過労・ストレスによる体調不良
2016/06/27
40代 女性 お仕事がハードで疲れが慢性的に貯まったために体調を崩された症例です。
長く続く疲労は、ストレスの原因の代表のようなもので、適宜疲れを解消できれば良いのですが、過常に貯まれば、副腎からストレスホルモンが過常に分泌され自律神経の働きを大きく崩していろんな体調不良を起こします。
主な訴えは、毎日続く疲労倦怠感です。そのほかにも肩こり・頭痛・食欲不振・胃のむかつき寝付きが悪く熟睡できないなど睡眠のトラブル、足先がとても冷えて痛みを感じることもあるなどいろいろとありました。
最初に来院されたのが8月の猛暑の頃でしたが、膝から下の足は本当に冷たく、ずっと触れているとこちらの手もひんやりしてくるほどでした。
足は冷えているのに、首から上は少し微熱があり、冷えノボセの状態です。
脈の状態は、指で触れてもわかりにくいい沈・虚の状態で、腹部にも全体に力が無く軟弱で無力、下腹部である小腹は冷えが強く感じられました。

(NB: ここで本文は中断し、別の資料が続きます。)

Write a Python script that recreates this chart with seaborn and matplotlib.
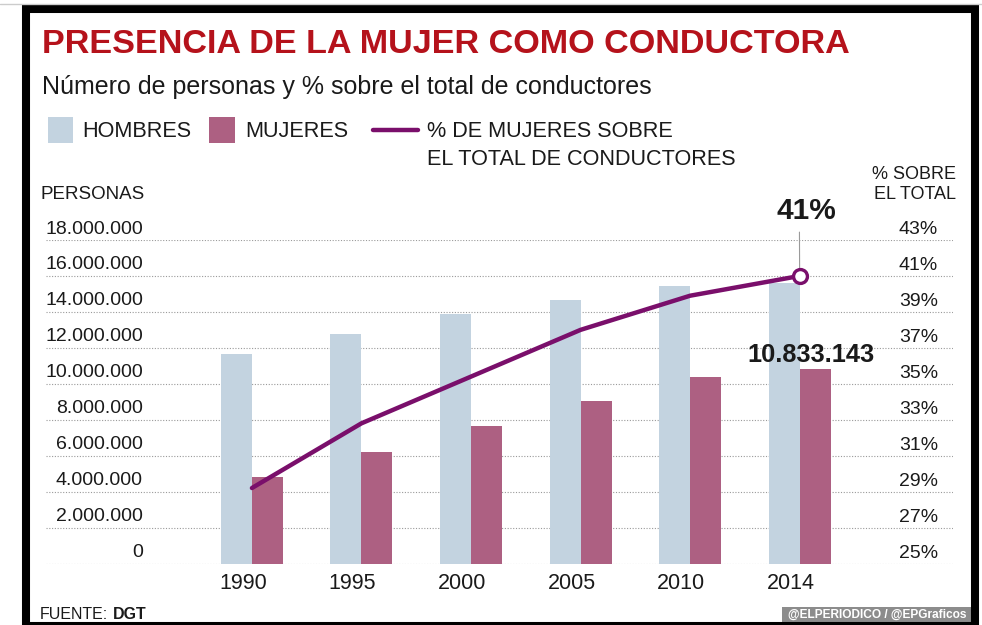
import numpy as np
import pandas as pd
import matplotlib
matplotlib.use('Agg')
import matplotlib.pyplot as plt
import matplotlib.transforms as mtransforms
from matplotlib.patches import Rectangle
from matplotlib.lines import Line2D
import seaborn as sns

sns.set_theme(style='white')
plt.rcParams['font.family'] = ['Liberation Sans', 'DejaVu Sans']

# datos
years = ['1990', '1995', '2000', '2005', '2010', '2014']
hombres = [11640000, 12750000, 13860000, 14640000, 15430000, 15600000]
mujeres = [4820000, 6210000, 7640000, 9030000, 10360000, 10833143]
pct_mujeres = [29.2, 32.8, 35.4, 38.0, 39.9, 41.0]

personas_ticks = list(range(0, 18000001, 2000000))
pct_ticks = list(range(25, 44, 2))

c_hombres = '#c3d3e0'
c_mujeres = '#ad6082'
c_linea = '#7a0f6b'
c_rojo = '#b5121b'
c_texto = '#1a1a1a'


def miles(v):
    return f'{int(round(v)):,}'.replace(',', '.')


W, H = 982, 625
fig = plt.figure(figsize=(W / 100, H / 100), dpi=100)
fig.patch.set_facecolor('white')


def fx(x):
    return x / W


def fy(y):
    return 1 - y / H


ax = fig.add_axes([fx(46), fy(563.5), fx(953) - fx(46), fy(240) - fy(563.5)])

df = pd.DataFrame({
    'año': years * 2,
    'grupo': ['HOMBRES'] * len(years) + ['MUJERES'] * len(years),
    'personas': hombres + mujeres,
})
bar_width = 0.566
sns.barplot(data=df, x='año', y='personas', hue='grupo',
            palette={'HOMBRES': c_hombres, 'MUJERES': c_mujeres},
            width=bar_width, errorbar=None, legend=False, saturation=1,
            linewidth=0, ax=ax)

# eje derecho: porcentaje
ax2 = ax.twinx()
ax2.set_ylim(25, 43)
ax2.axis('off')

ax.set_xlim(-1.88, 6.40)
ax.set_ylim(0, 18000000)
ax.set_yticks(personas_ticks)
ax.yaxis.grid(True, color='#9a9a9a', linewidth=0.8, linestyle=(0, (1, 1.5)))
ax.set_axisbelow(True)
ax.tick_params(axis='y', left=False, right=False, labelleft=False, labelright=False)
ax.set_xticks(range(len(years)))
ax.set_xticklabels(years, fontsize=15.5, color=c_texto)
ax.tick_params(axis='x', length=0, pad=7)
for lbl in ax.get_xticklabels():
    lbl.set_transform(lbl.get_transform() + mtransforms.ScaledTranslation(-0.09, 0, fig.dpi_scale_trans))
ax.set_xlabel('')
ax.set_ylabel('')
for s in ax.spines.values():
    s.set_visible(False)

# etiquetas eje izquierdo (encima de las líneas de guía)
trans_l = mtransforms.blended_transform_factory(ax.transAxes, ax.transData) + \
    mtransforms.ScaledTranslation(0, 0.11, fig.dpi_scale_trans)
for v in personas_ticks:
    ax.text((143 - 46) / 907, v, miles(v), ha='right', va='center',
            fontsize=14, color=c_texto, transform=trans_l)

trans_r = mtransforms.blended_transform_factory(ax2.transAxes, ax2.transData) + \
    mtransforms.ScaledTranslation(0, 0.10, fig.dpi_scale_trans)
for v in pct_ticks:
    ax2.text((938 - 46) / 907, v, f'{v}%', ha='right', va='center',
             fontsize=14, color=c_texto, transform=trans_r)

xpos = np.arange(len(years))
sns.lineplot(x=xpos, y=pct_mujeres, ax=ax2, color=c_linea, linewidth=3.2, legend=False)
ax2.plot(xpos[-1], pct_mujeres[-1], 'o', ms=10, mfc='white', mec=c_linea, mew=2.4, zorder=5)
ax2.annotate(f'{pct_mujeres[-1]:.0f}%', xy=(xpos[-1], pct_mujeres[-1]), xytext=(5, 47),
             textcoords='offset points', ha='center', va='center',
             fontsize=21.5, fontweight='bold', color=c_texto, annotation_clip=False,
             arrowprops=dict(arrowstyle='-', color='#9a9a9a', lw=0.8,
                             relpos=(0.38, 0), shrinkA=3, shrinkB=5))
ax2.annotate(miles(mujeres[-1]), xy=(xpos[-1] + bar_width / 4, mujeres[-1] / 1e6 + 25),
             xytext=(-3, 10), textcoords='offset points', ha='center', va='center',
             fontsize=18.3, fontweight='bold', color=c_texto)

# cabecera
fig.text(fx(42), fy(53), 'PRESENCIA DE LA MUJER COMO CONDUCTORA', fontsize=24.6,
         fontweight='bold', color=c_rojo, va='baseline')
fig.text(fx(42), fy(94), 'Número de personas y % sobre el total de conductores',
         fontsize=18.0, color=c_texto, va='baseline')

# leyenda
fig.add_artist(Rectangle((fx(48), fy(143)), fx(73) - fx(48), fy(117) - fy(143),
                         transform=fig.transFigure, color=c_hombres, lw=0))
fig.text(fx(82), fy(137), 'HOMBRES', fontsize=15.6, color=c_texto, va='baseline')
fig.add_artist(Rectangle((fx(209), fy(143)), fx(235) - fx(209), fy(117) - fy(143),
                         transform=fig.transFigure, color=c_mujeres, lw=0))
fig.text(fx(245), fy(137), 'MUJERES', fontsize=15.6, color=c_texto, va='baseline')
fig.add_artist(Line2D([fx(373), fx(418)], [fy(130), fy(130)], transform=fig.transFigure,
                      color=c_linea, lw=3.2))
fig.text(fx(427), fy(137), '% DE MUJERES SOBRE', fontsize=15.6, color=c_texto, va='baseline')
fig.text(fx(427), fy(165), 'EL TOTAL DE CONDUCTORES', fontsize=15.6, color=c_texto, va='baseline')

fig.text(fx(40), fy(199), 'PERSONAS', fontsize=13.5, color=c_texto, va='baseline')
fig.text(fx(956), fy(179), '% SOBRE', fontsize=13, color=c_texto, va='baseline', ha='right')
fig.text(fx(956), fy(199), 'EL TOTAL', fontsize=13, color=c_texto, va='baseline', ha='right')

# pie
fig.text(fx(40), fy(619), 'FUENTE:', fontsize=11.5, color=c_texto, va='baseline')
fig.text(fx(113), fy(619), 'DGT', fontsize=11.5, fontweight='bold', color=c_texto, va='baseline')
fig.add_artist(Rectangle((fx(782), fy(622)), fx(972) - fx(782), fy(607) - fy(622),
                         transform=fig.transFigure, color='#8c8c8c', lw=0))
fig.text(fx(877), fy(614.5), '@ELPERIODICO / @EPGraficos', fontsize=8.6, color='white',
         fontweight='bold', ha='center', va='center')

# marco
fig.add_artist(Line2D([0, 1], [fy(3.5), fy(3.5)], transform=fig.transFigure,
                      color='#cccccc', lw=1))
fig.add_artist(Rectangle((fx(25.5), fy(625.5)), fx(975) - fx(25.5), fy(9) - fy(625.5),
                         transform=fig.transFigure, fill=False, edgecolor='black', lw=5.8))

fig.savefig('out.png', dpi=100)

。
このような身体の状態を、東洋医学では陽虚(ようきょ)と呼んでいます。
陽虚とはわかりやすく言えば身体と心のエネルギー不足の状態です。
交感神経の緊張もありますが、副交感神経の機能低下も顕著です。
治療は人の生命力の根本である腎の陽気(ようき)を補って増やして行く方法をと
りました。
また補陽灸(ほようきゅう)を用いて背部の背骨の間にある陽気を補うツボ、足裏の湧泉(ゆうせん)穴などに適宜温灸を施して、身体全体の陽気を増やしてゆくようにしました。
初回の治療終了後に視野が急に明るくなったと驚いておられましたが、陽虚の場合そのようなことが起こることはよくあります。
週に1度のペースで治療を続けたところ20回ほどで、体調はかなり改善され元気になられました。
最近ストレスの身体に及ぼすメカニズムとしてストレスホルモンと自律神経の興奮が注目されています。
不安や恐怖心などストレスによって引き起こされる感情は大脳の扁桃体と言われる所を興奮させ、それが腎臓の上にある副腎に伝わり、ストレスホルモンが過常に分泌されます。
このストレスホルモンによって、血圧上昇や動悸(どうき)を起こし、同時に自律神経の過緊張状態を招き、心身にさまざまな悪影響を与えます。
東洋医学では2500年以上前から、不安・恐怖心と腎臓の密接な関係を説いてきました。
本症例も、その腎の治療によって奏効した一例です。